Natalia Parodi: "Un plan perfecto"
Natalia Parodi: "Un plan perfecto"
Natalia Parodi


Cuando terminé el colegio estaba decidida a ingresar a la Universidad Católica. Tenía amigos que se preparaban en academias preuniversitarias desde quinto de secundaria, pero yo estaba confiada en que prepararme durante el verano sería suficiente. ¿Por qué no? Era buena alumna y bastaría con seguir un buen plan de estudios. Con ese optimismo, cerré mi etapa escolar enfocada en mis amigas, en la fiesta de graduación, en las celebraciones de Año Nuevo y entusiasmadísima con el chico que me gustaba.

No me preocupé del examen de ingreso hasta que comenzaron las clases en la academia. La primera semana estuve fascinada con la gente a mi alrededor: las chicas y chicos del salón, los profesores súper jóvenes, divertidos y motivadores y la adrenalina de la ambición compartida. Teníamos mucho que aprender, repasar y, para sorpresa mía, memorizar. Ese fue mi talón de Aquiles durante las seis semanas que duró el curso de verano. Pero no me importaba: yo estudiaba con mis nuevas amigas. Íbamos juntas en esa montaña rusa y todo nos parecía posible. Nuestro plan perfecto: esforzarnos muchísimo para ingresar todas y seguir divirtiéndonos juntas durante toda la etapa universitaria.

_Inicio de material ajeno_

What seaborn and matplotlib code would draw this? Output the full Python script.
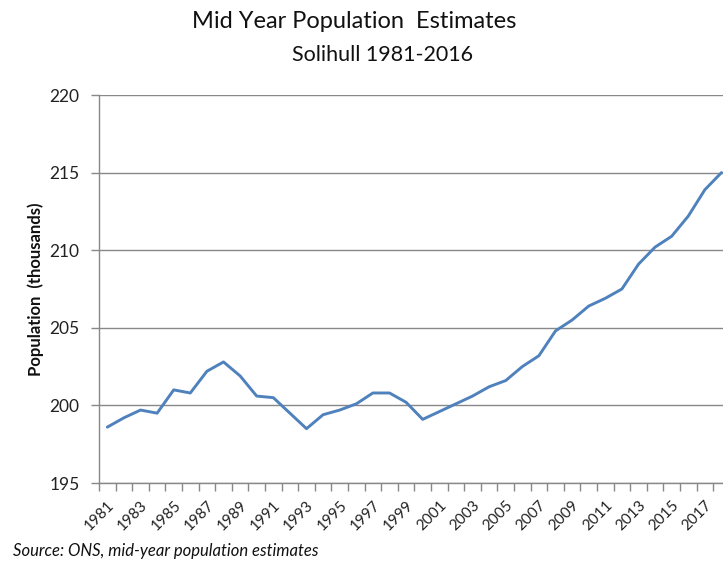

Éramos cuatro chicas llenas de ilusión y alegría. Hacíamos lo posible por apoyarnos, y cada lunes poníamos todo de nuestra parte a la hora de rendir los exámenes de simulacro. Para desconcierto mío, no eran nada fáciles y me costaba mucho pasar la valla. A las demás tampoco les iba mejor. Comenzamos a asustarnos. El destino se veía de pronto incierto. Y aunque nos esforzamos cada vez más, nuestro nivel de irritabilidad y angustia aumentaba. Incluso una de nosotras vomitaba cada lunes en su casa, por los nervios antes de salir al examen. 

Contra toda expectativa inicial, ninguna ingresó en ese primer intento. A pesar de estar en el salón de más alto nivel de la academia, muchos de nuestros compañeros tampoco ingresaron. ¿Cómo era posible? Pues la inteligencia no bastaba. La competencia era feroz, y peleábamos los puestos con muchísimos postulantes, incluso algunos que lo intentaban por segunda, tercera o cuarta vez.

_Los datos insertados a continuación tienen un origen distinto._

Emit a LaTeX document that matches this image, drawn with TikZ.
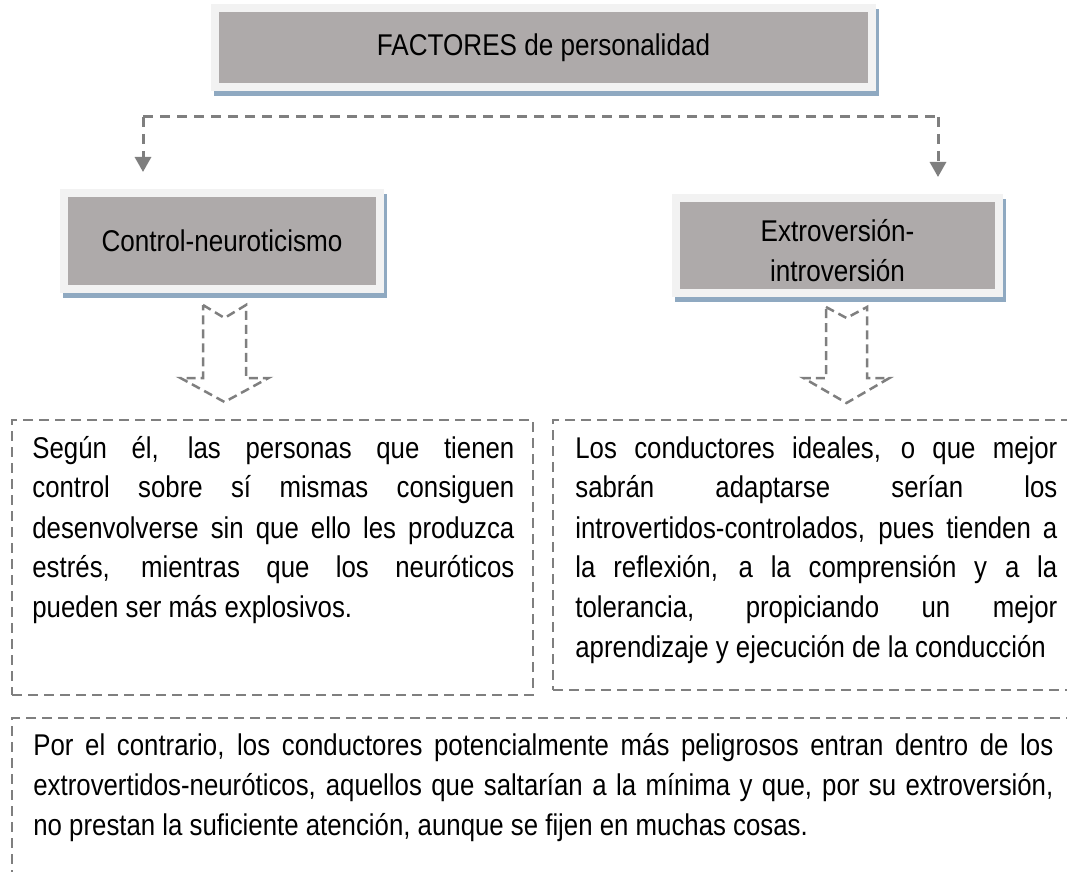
\documentclass[tikz,border=0pt]{standalone}
\usepackage{fontspec}
\setmainfont{Liberation Sans}[FakeStretch=0.87]
\newfontfamily\bodyfont{Liberation Sans}[FakeStretch=0.86]
\usetikzlibrary{arrows.meta}
\definecolor{boxgray}{RGB}{174,170,170}
\definecolor{boxframe}{RGB}{242,242,242}
\definecolor{boxshadow}{RGB}{143,169,193}
\definecolor{linegray}{RGB}{127,127,127}
% justified body paragraph, first baseline on top
\newcommand{\bodypar}[2]{\parbox[t]{#1}{\bodyfont\fontsize{15}{20}\selectfont
  \hyphenpenalty=10000 \exhyphenpenalty=10000 #2}}

\begin{document}
\begin{tikzpicture}[x=0.5pt, y=-0.5pt,
    titlebox/.style ={rectangle, fill=boxgray, draw=boxframe, line width=4pt, inner sep=0pt, align=center,
      font=\fontsize{15}{20}\selectfont,
      preaction={draw=boxshadow, fill=boxshadow, transform canvas={xshift=1.5pt, yshift=-2.5pt}}},
    link/.style ={draw=linegray, line width=1.5pt, dash pattern=on 5pt off 3.5pt},
    hollowarrow/.style ={draw=linegray, line width=1.25pt, dash pattern=on 4.5pt off 2.5pt},
    textframe/.style ={rectangle, draw=linegray, line width=1.25pt, dash pattern=on 5pt off 3pt,
      inner sep=0pt, outer sep=0pt, anchor=north west},
    bodytext/.style ={inner sep=0pt, anchor=base west}]
   \clip (0,0) rectangle (1067,872);

   % title boxes
   \node[titlebox, minimum width=328.5pt, minimum height=39.5pt] (factores) at (543.5,47.5) {FACTORES de personalidad};
   \node[titlebox, minimum width=158pt, minimum height=48pt] (control) at (222,241) {Control-neuroticismo};
   \node[titlebox, minimum width=161.5pt, minimum height=47.5pt] (extro) at (837.5,245.5) {\rule{0pt}{16.5pt}Extroversión-\\introversión};

   % split connector
   \coordinate (splitl) at (143,117);
   \coordinate (splitr) at (938,117);
   \draw[link] (splitl) -- (splitr);
   \draw[link, -{Triangle[length=7.5pt, width=8pt]}, shorten >=8.5pt] (splitl) -- (splitl |- control.north);
   \draw[link, -{Triangle[length=7.5pt, width=8pt]}, shorten >=8.5pt] (splitr) -- (splitr |- extro.north);

   % hollow arrows
   \coordinate (ctrltail) at (224.5,305);
   \coordinate (extrotail) at (846.5,307);
   \draw[hollowarrow] (ctrltail) ++(-21.5,0) -- ++(21.5,13) -- ++(21.5,-13) -- ++(0,73) -- ++(22.5,0)
      -- ++(-44,24) -- ++(-44,-24) -- ++(22.5,0) -- cycle;
   \draw[hollowarrow] (extrotail) ++(-20.5,0) -- ++(20.5,11) -- ++(20.5,-11) -- ++(0,71) -- ++(22.5,0)
      -- ++(-43,25) -- ++(-43,-25) -- ++(22.5,0) -- cycle;

   % text boxes
   \node[textframe, minimum width=260.5pt, minimum height=137.5pt] (ctrlframe) at (12,420) {};
   \node[textframe, minimum width=270pt, minimum height=135pt] (extroframe) at (553,420) {};
   \node[textframe, minimum width=540pt, minimum height=100pt] (riskframe) at (12,718) {};

   \node[bodytext] (ctrltext) at ([shift={(20,38)}]ctrlframe.north west)
      {\bodypar{241pt}{Según él, las personas que tienen\linebreak control sobre sí mismas consiguen\linebreak
       desenvolverse sin que ello les produzca\linebreak estrés, mientras que los neuróticos\linebreak
       pueden ser más explosivos.}};
   \node[bodytext] (extrotext) at ([shift={(22,38)}]extroframe.north west)
      {\bodypar{241pt}{Los conductores ideales, o que mejor\linebreak sabrán adaptarse serían los\linebreak
       introvertidos-controlados, pues tienden a\linebreak la reflexión, a la comprensión y a la\linebreak
       tolerancia, propiciando un mejor\linebreak aprendizaje y ejecución de la conducción}};
   \node[bodytext] (risktext) at ([shift={(21,37)}]riskframe.north west)
      {\bodypar{510pt}{Por el contrario, los conductores potencialmente más peligrosos entran dentro de los\linebreak
       extrovertidos-neuróticos, aquellos que saltarían a la mínima y que, por su extroversión,\linebreak
       no prestan la suficiente atención, aunque se fijen en muchas cosas.}};

 \end{tikzpicture}
\end{document}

Las cuatro necesitábamos más garra y paciencia que la que habíamos tenido, e invertir menos espacio mental en hacer amigos y pasarla bien en la academia. Debíamos exigirnos cada vez más. Y no perder de vista el objetivo.

Aun así, el desenlace de la historia nunca lo hubiéramos imaginado: la más nerviosa de nosotras, –la que vomitaba los lunes antes del examen- consiguió una plaza ese verano. La llamaron de la universidad a decirle que se habían ampliado 20 vacantes y que había sido admitida. Yo estudié duro y parejo e ingresé en mi segundo intento, en agosto de ese mismo año. La siguiente en ingresar fue Male y lo hizo en febrero del año siguiente, en su tercer intento. Y Ula tuvo que perseverar sola y guardar la esperanza hasta su cuarto intento, el siguiente agosto. Pero lo logró.

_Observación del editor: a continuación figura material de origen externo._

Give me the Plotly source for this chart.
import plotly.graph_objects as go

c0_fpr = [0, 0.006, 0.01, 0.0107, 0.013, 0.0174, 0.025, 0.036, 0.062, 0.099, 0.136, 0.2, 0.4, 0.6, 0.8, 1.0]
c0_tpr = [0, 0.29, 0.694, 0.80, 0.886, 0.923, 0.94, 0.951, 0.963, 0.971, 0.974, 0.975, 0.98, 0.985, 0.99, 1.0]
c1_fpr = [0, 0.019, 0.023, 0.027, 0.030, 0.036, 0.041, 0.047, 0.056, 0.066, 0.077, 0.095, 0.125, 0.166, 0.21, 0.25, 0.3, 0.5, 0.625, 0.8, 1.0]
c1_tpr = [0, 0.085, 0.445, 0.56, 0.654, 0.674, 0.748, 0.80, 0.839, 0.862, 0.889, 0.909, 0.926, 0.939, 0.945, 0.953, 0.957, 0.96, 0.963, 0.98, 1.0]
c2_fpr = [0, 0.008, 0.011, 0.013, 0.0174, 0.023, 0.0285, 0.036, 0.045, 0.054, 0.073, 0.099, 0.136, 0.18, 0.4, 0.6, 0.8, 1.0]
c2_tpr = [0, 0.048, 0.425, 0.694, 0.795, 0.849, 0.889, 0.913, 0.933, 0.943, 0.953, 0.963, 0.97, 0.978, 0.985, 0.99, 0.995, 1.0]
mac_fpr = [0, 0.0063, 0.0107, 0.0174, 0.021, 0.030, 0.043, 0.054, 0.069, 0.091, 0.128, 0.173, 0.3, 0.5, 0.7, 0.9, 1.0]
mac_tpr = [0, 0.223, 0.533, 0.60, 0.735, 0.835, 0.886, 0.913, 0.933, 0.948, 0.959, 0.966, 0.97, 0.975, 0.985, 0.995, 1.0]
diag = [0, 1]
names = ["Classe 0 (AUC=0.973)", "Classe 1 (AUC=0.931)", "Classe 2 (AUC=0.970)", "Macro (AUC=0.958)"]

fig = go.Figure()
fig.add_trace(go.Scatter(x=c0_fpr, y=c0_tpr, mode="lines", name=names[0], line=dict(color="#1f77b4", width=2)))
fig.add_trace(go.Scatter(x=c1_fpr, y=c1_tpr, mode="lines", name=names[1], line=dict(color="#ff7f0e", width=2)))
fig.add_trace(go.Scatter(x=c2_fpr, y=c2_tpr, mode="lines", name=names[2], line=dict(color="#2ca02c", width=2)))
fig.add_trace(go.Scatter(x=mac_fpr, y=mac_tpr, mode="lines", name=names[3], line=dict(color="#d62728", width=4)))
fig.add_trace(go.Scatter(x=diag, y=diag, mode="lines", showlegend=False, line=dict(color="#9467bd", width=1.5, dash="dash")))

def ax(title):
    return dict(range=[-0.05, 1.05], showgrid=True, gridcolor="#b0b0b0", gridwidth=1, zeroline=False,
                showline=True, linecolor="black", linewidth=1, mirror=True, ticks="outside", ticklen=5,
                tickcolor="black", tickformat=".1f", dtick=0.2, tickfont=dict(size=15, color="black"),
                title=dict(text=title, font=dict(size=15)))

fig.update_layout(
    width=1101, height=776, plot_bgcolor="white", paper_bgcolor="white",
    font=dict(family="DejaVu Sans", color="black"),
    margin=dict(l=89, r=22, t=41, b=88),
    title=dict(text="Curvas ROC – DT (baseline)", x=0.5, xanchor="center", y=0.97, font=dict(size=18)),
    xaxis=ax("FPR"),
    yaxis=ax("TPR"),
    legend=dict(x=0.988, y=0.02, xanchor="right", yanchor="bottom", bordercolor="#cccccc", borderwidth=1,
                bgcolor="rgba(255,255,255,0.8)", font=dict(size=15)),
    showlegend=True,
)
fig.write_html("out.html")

¿Quién nos iba a decir, cuando estudiábamos risueñas e ilusas en el verano del 95, que el destino nos haría ingresar una por una? El plan perfecto no funcionó. Pero así es la vida y nos lo fue demostrando no solo con el ingreso a la universidad, sino con todo lo que vino después: la batalla diaria por nuestros objetivos, combatiendo decepciones, imprevistos, problemas de trabajo, de salud, o de amor.

Sandra Mihanovich, en una de las canciones de su disco “Todo tiene un lugar”, canta “vendrá mañana lo que te falta hoy, será mañana aunque lo pidas hoy”. Hoy por hoy, aquel grupo de chicas que hoy somos madres, una comunicadora, otra psicóloga, la otra empresaria y la última una destacada abogada, no nos cansamos de luchar por nuestras metas. Convencidas de que tarde o temprano, llegamos a ellas.